Source code of charts
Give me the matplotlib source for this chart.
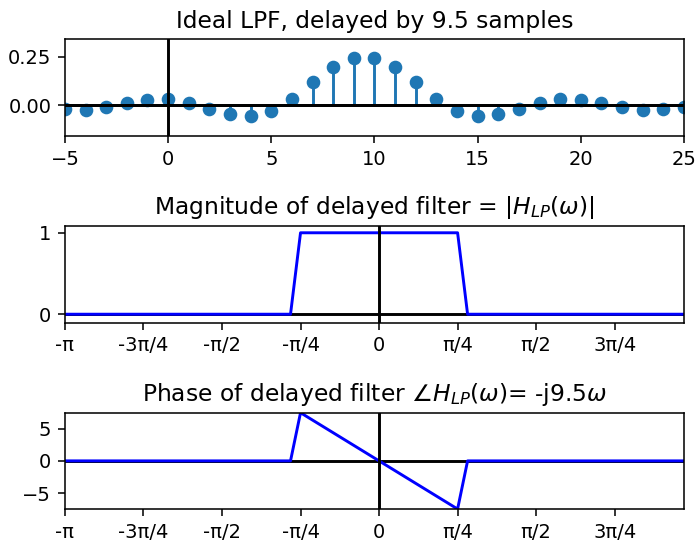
import numpy as np
import matplotlib
matplotlib.use('Agg')
import matplotlib.pyplot as plt

# 시간 영역 : 9.5 샘플 지연된 이상적 LPF 임펄스 응답 (n = -5 ~ 25)
n = list(range(-5, 26))
h = [-0.0203, -0.0218, -0.0097, 0.0106, 0.0280, 0.0310, 0.0143, -0.0162,
     -0.0452, -0.0535, -0.0271, 0.0348, 0.1176, 0.1961, 0.2436, 0.2436,
     0.1961, 0.1176, 0.0348, -0.0271, -0.0535, -0.0452, -0.0162, 0.0143,
     0.0310, 0.0280, 0.0106, -0.0097, -0.0218, -0.0203, -0.0079]

# 주파수 영역 : 꺾이는 점들만 적어둠 (오른쪽 끝은 π보다 조금 작음)
w = [-3.1416, -0.8854, -0.7854, 0.7854, 0.8854, 3.0500]
mag = [0, 0, 1, 1, 0, 0]
phase = [0, 0, 7.46, -7.46, 0, 0]

tick_pos = [-np.pi, -3*np.pi/4, -np.pi/2, -np.pi/4, 0, np.pi/4, np.pi/2, 3*np.pi/4]
tick_lbl = ['-π', '-3π/4', '-π/2', '-π/4', '0', 'π/4', 'π/2', '3π/4']

fig, axs = plt.subplots(3, 1, figsize=(698/140, 541/140), dpi=140)
fig.subplots_adjust(left=0.093, right=0.98, top=0.927, bottom=0.0586, hspace=0.932)

# 임펄스 응답
ax = axs[0]
ax.stem(n, h, basefmt='k-')
ax.axhline(0, color='k')
ax.axvline(0, color='k')
ax.set_xlim(-5, 25)
ax.set_ylim(-0.157, 0.338)
ax.set_title('Ideal LPF, delayed by 9.5 samples')

# 크기 응답
ax = axs[1]
ax.axhline(0, color='k')
ax.plot(w, mag, 'b')
ax.axvline(0, color='k')
ax.set_xlim(w[0], w[-1])
ax.set_ylim(-0.104, 1.082)
ax.set_yticks([0, 1])
ax.set_xticks(tick_pos)
ax.set_xticklabels(tick_lbl)
ax.set_title('Magnitude of delayed filter = $|H_{LP}(\\omega)|$')

# 위상 응답
ax = axs[2]
ax.axhline(0, color='k')
ax.plot(w, phase, 'b')
ax.axvline(0, color='k')
ax.set_xlim(w[0], w[-1])
ax.set_ylim(-7.5, 7.46)
ax.set_xticks(tick_pos)
ax.set_xticklabels(tick_lbl)
ax.set_title('Phase of delayed filter $\\angle H_{LP}(\\omega)$= -j9.5$\\omega$')

plt.savefig('out.png', dpi=140)
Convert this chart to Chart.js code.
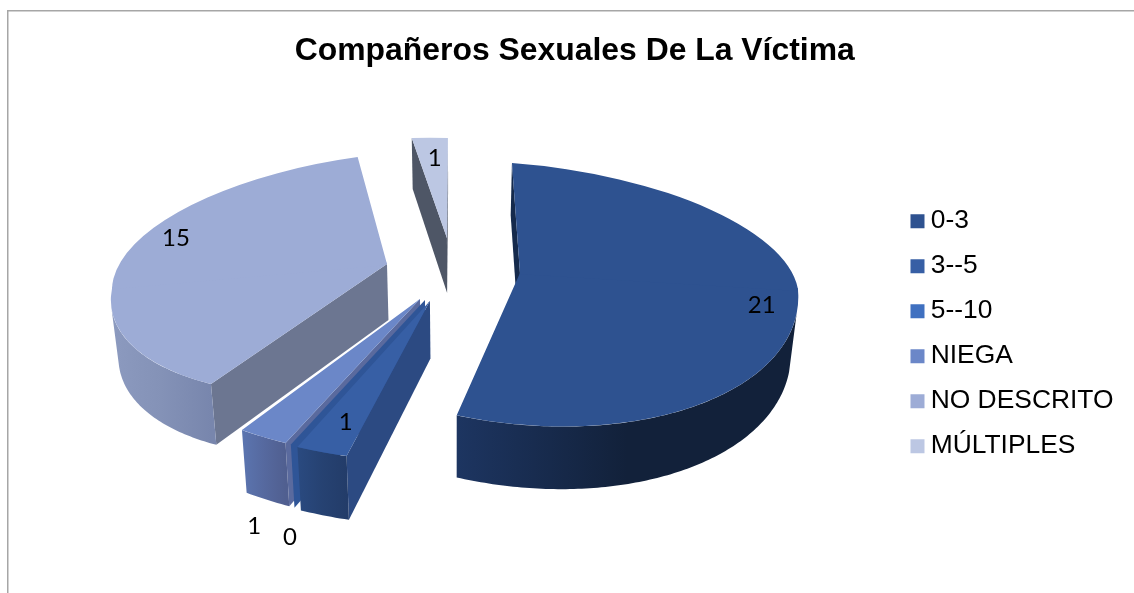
<!DOCTYPE html>
<html><head><meta charset="utf-8">
<style>html,body{margin:0;padding:0;background:#fff;overflow:hidden}canvas{display:block}</style>
<script src="https://cdn.jsdelivr.net/npm/chart.js@4"></script>
</head><body>
<canvas id="c" width="1134" height="593" style="width:1134px;height:593px"></canvas>
<script>
const titleText = 'Compañeros Sexuales De La Víctima';
const categories = ['0-3','3--5','5--10','NIEGA','NO DESCRITO','MÚLTIPLES'];
const values = [21,1,0,1,15,1];
const explodeDistance = [70,60,60,60,66,84];
const topColors = ['#2e5290','#375fa5','#3f70c0','#6b87c8','#9dacd6','#bcc7e3'];
const faceColors = ['#152a4c','#2c4a82','#2f5597','#5a6a9e','#6c7691','#4e5666'];
const wallShades = [['#1d3561','#12213a','#12213a'],['#2a4a80','#264272','#233c69'],['#2f5597','#2f5597','#2f5597'],['#5b75b0','#56699f','#505f90'],['#8c9abf','#8492b7','#7886ad'],['#4e5666','#4e5666','#4e5666']];
const views = [
 {a:.993,b:.06,cUp:.0634,dUp:.395,cLow:.047,dLow:.545,nx:.8,ny:-5},
 {a:1.157,b:0,cUp:.019,dUp:.5755,cLow:.019,dLow:.5755,nx:3.1,ny:.7},
 {a:1.13,b:0,cUp:0,dUp:.57,cLow:0,dLow:.57,nx:3.7,ny:1},
 {a:1.118,b:.005,cUp:-.007,dUp:.57,cLow:-.007,dLow:.57,nx:3.6,ny:1.45},
 {a:.982,b:-.086,cUp:-.019,dUp:.396,cLow:-.091,dLow:.46,nx:-.3,ny:-3.4},
 {a:.805,b:.016,cUp:.0246,dUp:.358,cLow:.0246,dLow:.358,nx:2.1,ny:.1}
];
const labelNudges = [[-35,-8],[24,-30],[-1,93],[-9,89],[55,-23],[5,21]];
const drawOrder = [5,4,3,2,1,0];
const pivot = {x:450,y:268};

function geom(arc,i){
  const v=views[i], tr=explodeDistance[i], R0=arc.outerRadius;
  const mid=(arc.startAngle+arc.endAngle)/2, dx=Math.cos(mid), dy=Math.sin(mid);
  const cc=dy<0?v.cUp:v.cLow, dd=dy<0?v.dUp:v.dLow;
  const S={x:pivot.x+(v.a*dx+cc*dy)*tr+v.nx, y:pivot.y+(v.b*dx+dd*dy)*tr+v.ny};
  const P=(ang,r=R0)=>{const ux=Math.cos(ang)*r,uy=Math.sin(ang)*r,c=uy<0?v.cUp:v.cLow,d=uy<0?v.dUp:v.dLow;
    return {x:S.x+v.a*ux+c*uy,y:S.y+v.b*ux+d*uy};};
  return {v,R0,mid,S,P};
}
const ext=p=>({x:p.x+(455-p.x)*.022,y:p.y+45.5+.04*p.y});
function poly(ctx,pts){ctx.beginPath();pts.forEach((p,k)=>k?ctx.lineTo(p.x,p.y):ctx.moveTo(p.x,p.y));ctx.closePath();}

const pie3d={
  id:'pie3d',
  beforeDraw(chart){
    const ctx=chart.ctx;ctx.save();ctx.strokeStyle='#a6a6a6';ctx.lineWidth=1.5;
    ctx.beginPath();ctx.moveTo(7.75,593);ctx.lineTo(7.75,10.75);ctx.lineTo(1134,10.75);ctx.stroke();ctx.restore();
  },
  beforeDatasetDraw(chart,args){
    const ctx=chart.ctx, arcs=chart.getDatasetMeta(args.index).data;
    drawOrder.forEach(i=>{
      const arc=arcs[i], g=geom(arc,i), A=g.S;
      [[arc.startAngle,1],[arc.endAngle,-1]].forEach(([ang,sgn])=>{
        const B=g.P(ang), ny=sgn>0?-(B.x-A.x):(B.x-A.x);
        if(ny>0 || (arc.circumference===0&&sgn>0)){
          ctx.fillStyle=faceColors[i];poly(ctx,[A,B,ext(B),ext(A)]);ctx.fill();
        }
      });
      const top=[];
      const n=Math.max(2,Math.ceil((arc.endAngle-arc.startAngle)/0.015));
      for(let k=0;k<=n;k++){const ang=arc.startAngle+(arc.endAngle-arc.startAngle)*k/n;if(Math.sin(ang)>=.15)top.push(g.P(ang));}
      if(top.length>1){
        const xs=top.map(p=>p.x), x0=Math.min(...xs), x1=Math.max(...xs);
        const gr=ctx.createLinearGradient(x0,0,x1,0);
        wallShades[i].forEach((c,k)=>gr.addColorStop(k/2,c));
        ctx.fillStyle=gr;poly(ctx,top.concat(top.map(ext).reverse()));ctx.fill();
      }
      if(arc.circumference>0){
        [1,0].forEach(h=>{
          const v=g.v,c=h?v.cLow:v.cUp,d=h?v.dLow:v.dUp;
          ctx.save();
          ctx.setTransform(v.a,v.b,c,d,g.S.x-v.a*arc.x-c*arc.y,g.S.y-v.b*arc.x-d*arc.y);
          ctx.beginPath();ctx.rect(arc.x-3000,h?arc.y-3:arc.y-3000,6000,3003);ctx.clip();
          arc.draw(ctx);
          ctx.restore();
        });
      }
    });
    return false;
  },
  afterDatasetsDraw(chart){
    const ctx=chart.ctx, arcs=chart.getDatasetMeta(0).data;
    ctx.save();ctx.fillStyle='#000';ctx.font='24px Lato';ctx.textAlign='center';ctx.textBaseline='middle';
    arcs.forEach((arc,i)=>{const g=geom(arc,i),p=g.P(g.mid);ctx.fillText(String(values[i]),p.x+labelNudges[i][0],p.y+labelNudges[i][1]);});
    ctx.restore();
  }
};

new Chart(document.getElementById('c'),{
  type:'pie',
  data:{labels:categories,datasets:[{data:values,backgroundColor:topColors,borderWidth:0}]},
  plugins:[pie3d],
  options:{
    responsive:false,animation:false,rotation:2,radius:280,
    layout:{padding:{left:26,right:10.5,top:0,bottom:115}},
    plugins:{
      tooltip:{enabled:false},
      title:{display:true,text:titleText,color:'#000',font:{family:'"Liberation Sans"',size:31.9,weight:'bold'},padding:{top:32,bottom:30}},
      legend:{position:'right',align:'end',labels:{usePointStyle:true,pointStyle:'rect',boxWidth:0.01,boxHeight:14,padding:18.6,color:'#000',font:{family:'"Liberation Sans"',size:26.4}}}
    }
  }
});
</script>
</body></html>
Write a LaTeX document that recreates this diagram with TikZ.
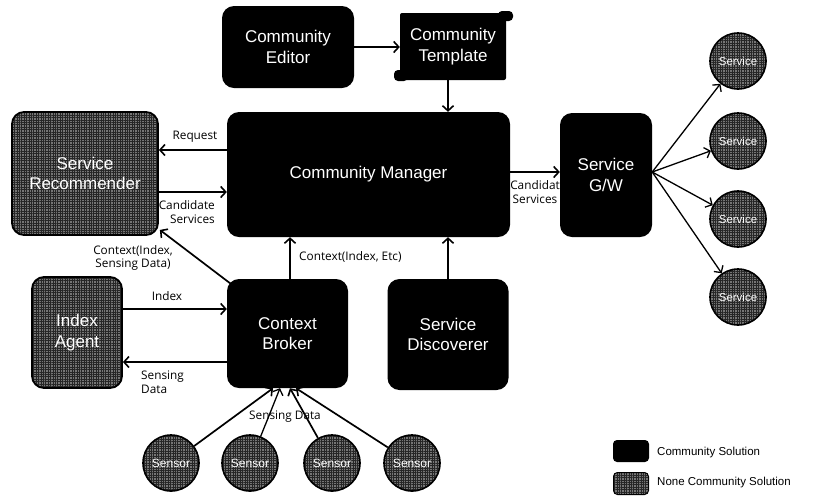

> What to do: Begin at the first line of the entries above and return each line exactly, stopping after the line that contains "import matplotlib.pyplot as plt". Pictures do not belong in the copy.

> Response to this task:
Give me the matplotlib source for this chart.
import numpy as np
import matplotlib
matplotlib.use('Agg')
import matplotlib.pyplot as plt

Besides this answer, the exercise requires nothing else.